İçeriğe geç

Bedenimden hep utandım. Önce kimden öğrendim mahrem yerlerimi örtmeyi; erkek çocuklar, ulu orta gösterirken çüklerini? Benim için kurallar koyarken ailem, “kızlık zarı” mesela bu derece önemliyken; nasıl öğrenecektim, bedenimi şefkatle sahiplenmeyi, sevmeyi?

Verdikleri nasihatler korkunçtu! Sevgiyle dokunmanın, aşkla okşamanın neye benzediğini bilmedikleri için, kadın bedeni, erkeğin kullanacağı bir nesneymiş gibi konuştular. Bunu hâlâ yapıyorlar!

“Aman kızım dikkatli ol! Erkekler kadınları kullanır atar!”

“Çok kısa o etek, gel de beni şey yap der gibi! Çıkar hemen!”

“Memelerin ortada görmüyor musun? İçine düşecek herifler!”

Siz hiç, bir erkeğe beyaz don giydiği için, hatta denizde o donla yüzdüğü için yaptırımlar uygulandığını gördünüz mü?

Genç kızlığım boyunca, erkeklerle konuşmam dahi yasaktı! Tatile gittiğimizde babamın koyduğu ilk kısıtlamaydı bu! Erkek arkadaş edinmeyecektik çünkü erkekler çok tehlikeliydi. Tek düşündükleri şey mahrem yerlerimi ellemekti. Şimdi düşünüyorum da, bedenimin içinde rahat olmakla ilgili bütün sorunlarım, fibromiyaljim, çektiğim korkunç kas ağrıları bana o yıllardan miras kaldı.

Bedenimin aynı zamanda bir “haz kapısı” olduğunu unutturmak için elinden geleni yapan ataerkil düzenin içinde sıkışıp kaldım. Yalnız olmadığımı biliyorum. Etrafımda onlarca kadın arkadaşım bedeninden memnun değil, zayıf ya da şişman olduğuna inanıyor, burnunu ya da bacaklarını beğenmiyor. Kapitalist sistemin bize dayatmaya çalıştığı “ince beden algısı”, bugün, zayıflama merkezlerine, ilaç firmalarına ve moda sektörüne hizmet ediyor. Yıllardır beslenme bozukluğu yaşayan biri olarak en iyi bildiğim şey, fazla kilolarımdan utanmak! Şişmanladığımda kendimi güzel hissetmem mümkün olmuyor! Oysa insan her haliyle barışık yaşamayı öğrenmeli değil mi?

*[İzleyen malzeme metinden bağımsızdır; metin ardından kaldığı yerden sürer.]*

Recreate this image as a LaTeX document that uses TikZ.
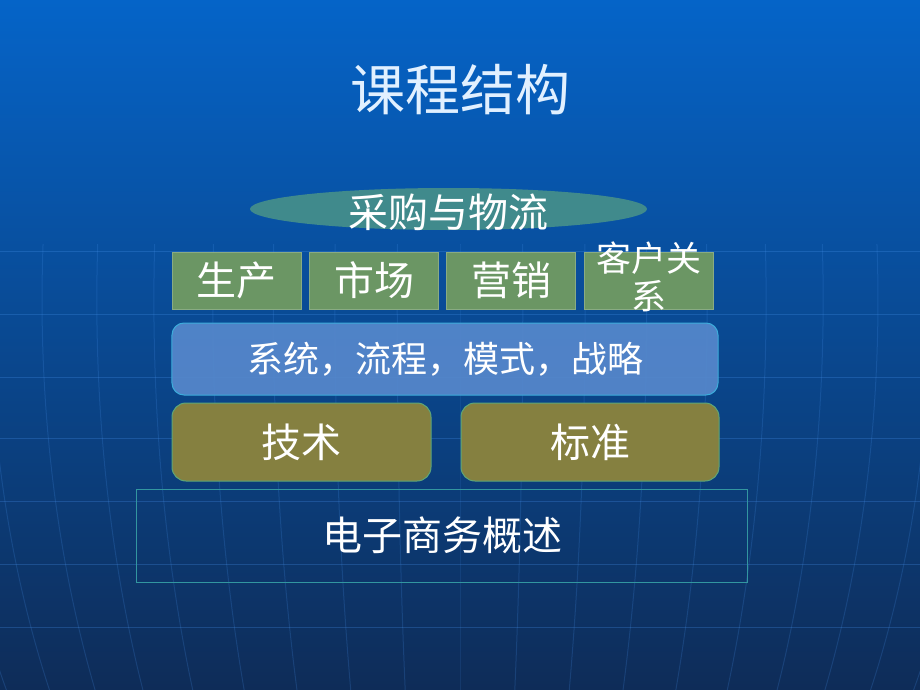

Peki, içine sıkıştığımız bu sisteme teslim mi olacağız? Bakın, Kurtlarla Koşan Kadınlar kitabında, Clarissa P. Estes ne diyor:

“Yasaklamalarına uymak için sizden ruhunuza zarar vermenizi talep eden bir kültür, gerçekte çok hasta bir kültürdür. Bu “kültür”, kadının içinde yaşadığı kültür olabileceği gibi, bundan daha kahredici olmak üzere, kendi zihninde taşıdığı ve uyum gösterdiği bir kültür de olabilir.”

“Zihindeki kültür” ifadesi çok çarpıcı gelmişti ilk okuduğumda. O hasta kültüre uyum gösterdiğimizin farkında olmanın yolları nedir peki? Öncelikle yas tutmayı öğrenmek bence. Tutulmamış yaslarım olduğunu farkında bile değildim! Yazılarım, meğer yaslarımın ete kemiğe bürünmüş haliymiş.

Kırık bir kalple yaşadığımı bilmek, yasımı fark etmek, acımın içinden geçmek meğer çok kutsalmış. Taze duygularla yaşamanın yolu “yasa çıraklık etmekten” geçiyormuş. Kokuşmuş, küflenmiş duyguların, bedeni hasta etmesini engellemek bile yas tutma becerisiyle ilgiliymiş. Yas tutmak, aynı zamanda duygularımı bastırmamak, ortaya çıkmasına izin vermekle ilgili çünkü. “Gülmenin ve ağlamanın” aynı oranda yasaklandığı hasta bir kültürün içinde yaşıyoruz.

Çok gülersen mutlaka ağlarsın! Çok ağlarsan Allah’ın gücüne gider.

Bu saçmalıklarla büyümenin getirdiği “batıl inançlarsa” inanç sistemimizi alt üst etmeye yeterli! İnandığımız her şeyi sorgulamak en büyük sorumluluğumuz.